On the standard enwik8 benchmark, StateSMix achieves 2.123 bits per byte (bpb) on 1 MB, 2.149 bpb on 3 MB, and 2.162 bpb on 10 MB, outperforming xz -9e (LZMA2) by 8.7%, 5.4%, and 0.7% respectively. Ablation experiments show the SSM alone reduces size by 46.6% over a frequency‑count baseline and beats xz without any n‑gram component, while the n‑gram tables add a complementary 4.1% gain through exact context memorization.
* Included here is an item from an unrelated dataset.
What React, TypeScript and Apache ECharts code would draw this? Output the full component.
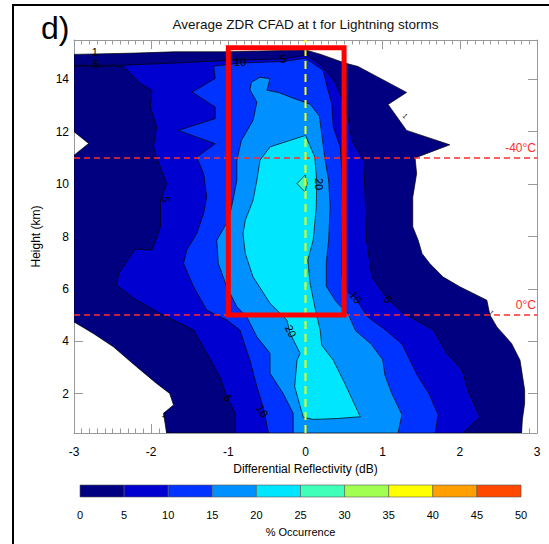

The implementation is in pure C with AVX2 SIMD, and OpenMP parallelization yields a 1.9× speedup on 4 cores, processing approximately 2,000 tokens per second on commodity x86‑64 hardware.
- StateSMix combines an online‑trained Mamba SSM (120K parameters) with sparse n‑gram hash tables and arithmetic coding to achieve lossless compression without GPUs or pre‑trained weights.
- On enwik8, it beats xz -9e by up to 8.7% (1 MB) and 5.4% (3 MB); the SSM alone accounts for 46.6% size reduction over baseline.
- Pure C implementation with AVX2 SIMD runs at ~2,000 tokens/second on CPU; OpenMP parallelization provides 1.9× speedup on 4 cores.
Why It Matters
StateSMix shows modern SSMs can outperform traditional compression algorithms on CPU, offering a practical path to better file compression without specialized hardware.